A Panamanian man and his two friends had been drifting for 16 days in an open fishing boat in the Pacific Ocean when they saw a huge white ship last month. They would be saved, they thought, and Adrian Vasquez began waving a dark red sweater.
Bird-watchers with powerful spotting scopes on the promenade deck of the luxury cruise ship Star Princess saw a little boat adrift miles away. They told ship staff about the man desperately waving a red cloth.
The cruise ship didn't stop, and the fishing boat drifted another two weeks before it was found. By then, Vasquez's two friends had died.
"I said, 'God will not forgive them,' " Vasquez told the Associated Press as he recalled the encounter in the waters off South America. "Today, I still feel rage when I remember."
Thursday, Princess Cruises, based in Santa Clarita, Calif., said a preliminary investigation showed that passengers' reports that they had spotted a boat in distress never made it to Capt. Edward Perrin or the officer on duty.
If it had, the company said, the captain and crew would have altered course to rescue the men, just as the cruise line has done more than 30 times in the last 10 years. The company expressed sympathy for the men and their families.
On Feb. 24, the three men set out for a day of fishing from Rio Hato, the site of a former U.S. Army base guarding the Panama Canal on the Pacific Coast. They were on their way back, happy with their catch, when the motor died.
Vasquez recalled seeing the ship on the morning of March 10. "It was big; it was white," he said.
He remembered jumping up and waving the sweater. He repeatedly raised it over his head, then dropped it down to his knees. Though near death, Elvis Oropeza Betancourt, 31, joined in, waving an orange life jacket.
"Tio [dude], look what's coming over there," Vasquez recalled saying.
"We felt happy, because we thought they were coming to rescue us," he said.
Bird-watcher Jeff Gilligan from Portland, Ore., was the first to spot the boat, something white that looked like a house.
When Judy Meredith of Bend, Ore., looked through the spotting scopes, she could plainly see it was a small open boat, like the kinds they had seen off Ecuador. She also could see a man waving what looked like a dark red T-shirt.
"You don't wave a shirt like that just to be friendly," Meredith said. "He was desperate to get our attention."
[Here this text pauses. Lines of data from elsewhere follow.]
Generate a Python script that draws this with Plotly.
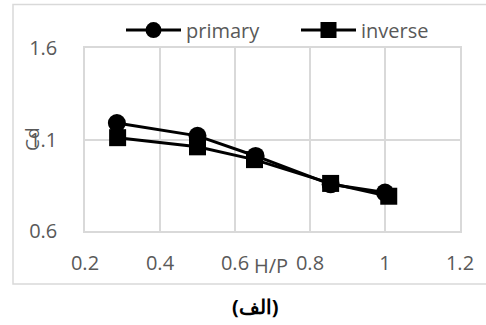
import plotly.graph_objects as go

x_primary = [0.285, 0.50, 0.655, 0.855, 1.00]
y_primary = [1.19, 1.12, 1.01, 0.855, 0.81]
x_inverse = [0.287, 0.50, 0.652, 0.855, 1.01]
y_inverse = [1.11, 1.06, 0.99, 0.86, 0.79]
x_ticks = [0.2, 0.4, 0.6, 0.8, 1.0, 1.2]
x_ticklabels = ["0.2", "0.4", "0.6", "0.8", "1", "1.2"]
y_ticks = [0.6, 1.1, 1.6]
y_ticklabels = ["0.6", "1.1", "1.6"]

FONT = "Open Sans"
GRAY = "#595959"
GRID = "#d9d9d9"

fig = go.Figure()
fig.add_trace(go.Scatter(x=x_primary, y=y_primary, name="primary", mode="lines+markers",
                         line=dict(color="black", width=3),
                         marker=dict(symbol="circle", size=18, color="black")))
fig.add_trace(go.Scatter(x=x_inverse, y=y_inverse, name="inverse", mode="lines+markers",
                         line=dict(color="black", width=3),
                         marker=dict(symbol="square", size=17, color="black")))

fig.update_layout(
    width=486, height=325,
    margin=dict(l=85, r=26, t=48, b=94, autoexpand=False),
    paper_bgcolor="white", plot_bgcolor="white",
    font=dict(family=FONT, color=GRAY, size=19),
    showlegend=True,
    legend=dict(orientation="h", x=(121 - 85) / 375, y=1.098, xanchor="left", yanchor="middle",
                font=dict(size=20, color=GRAY), bgcolor="rgba(0,0,0,0)",
                entrywidth=105, itemwidth=55),
    xaxis=dict(range=[0.2, 1.2], tickvals=x_ticks, ticktext=x_ticklabels,
               showgrid=True, gridcolor=GRID, gridwidth=1.5,
               showline=True, linecolor=GRID, linewidth=1.5, mirror=True,
               zeroline=False, ticks="", ticklabelstandoff=13,
               tickfont=dict(size=20, color=GRAY)),
    yaxis=dict(range=[0.6, 1.6], tickvals=y_ticks, ticktext=y_ticklabels,
               showgrid=True, gridcolor=GRID, gridwidth=1.5,
               showline=True, linecolor=GRID, linewidth=1.5, mirror=True,
               zeroline=False, ticks="", ticklabelstandoff=22,
               tickfont=dict(size=20, color=GRAY)),
)

fig.add_shape(type="rect", xref="paper", yref="paper",
              x0=-0.192, x1=1.075, y0=-0.29, y1=1.238,
              line=dict(color=GRID, width=1.5), fillcolor="rgba(0,0,0,0)", layer="below")

fig.add_annotation(text="H/P", xref="paper", yref="paper", x=(271 - 85) / 375, y=(231 - 265) / 183,
                   showarrow=False, xanchor="center", yanchor="middle",
                   font=dict(size=20, color=GRAY, family=FONT))
fig.add_annotation(text="Cd", xref="paper", yref="paper", x=(32 - 85) / 375, y=(231 - 139) / 183,
                   showarrow=False, textangle=-90, xanchor="center", yanchor="middle",
                   font=dict(size=19, color=GRAY, family=FONT))
fig.add_annotation(text="<b>(الف)</b>", xref="paper", yref="paper", x=(255 - 85) / 375, y=(231 - 306) / 183,
                   showarrow=False, xanchor="center", yanchor="middle",
                   font=dict(size=20, color="black", family="Noto Sans"))

fig.write_html("out.html", config={"displayModeBar": False},
               post_script="document.body.style.margin='0';")
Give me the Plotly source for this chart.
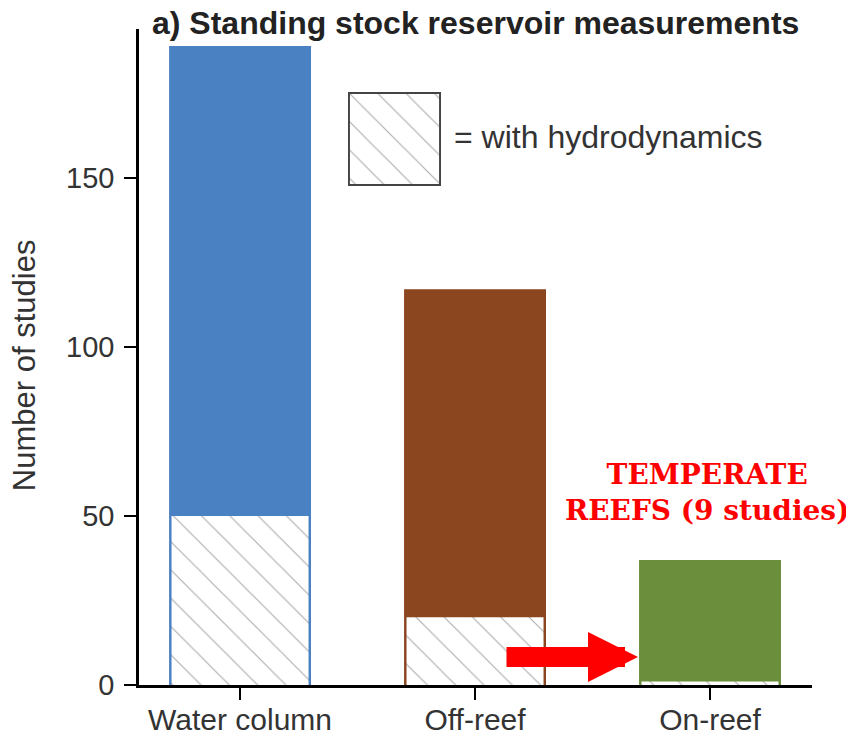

Barred from going to the bridge to notify the ship's officers, Meredith said she told a Princess Cruises sales representative what they had seen, and he assured her that he passed the news on to the crew.
Meredith went to her cabin and noted their coordinates from a TV feed from the ship, booted up her laptop and emailed the U.S. Coast Guard what she had seen. She said she hoped someone would get the message and help.
She sent a copy to her son. When she returned to the promenade deck, she could still see the boat.
But nothing happened. The ship kept going, and the little boat with the waving men disappeared.
"We were kind of freaking out, thinking we don't see anything else happening," Meredith said.
Gilligan could no longer bear to watch.
"It was very disturbing," he said. "We asked other people, 'What do you think we should do?' Their reaction was: 'Well, you've done what you could do.' Whether something else could have been done, that's a bit frustrating to think about."
Betancourt and Fernando Osario died. Vasquez was picked up by a fishing boat off Ecuador's Galapagos Islands, more than 600 miles from where they had set out.
Back at home in Oregon, Meredith couldn't sleep, wondering what had happened to the men. Reading a news story about a Panamanian rescued off Ecuador after 28 days in an open boat, she figured that was the boat they had seen.
The company said in an email that the investigation was continuing.
Gilligan said he has had trouble coming up with an explanation for what happened.
"My only theory is the people on the bridge have seen a lot of fishing boats," he said. "And they were on a tight schedule, and they let the schedule cloud their judgment."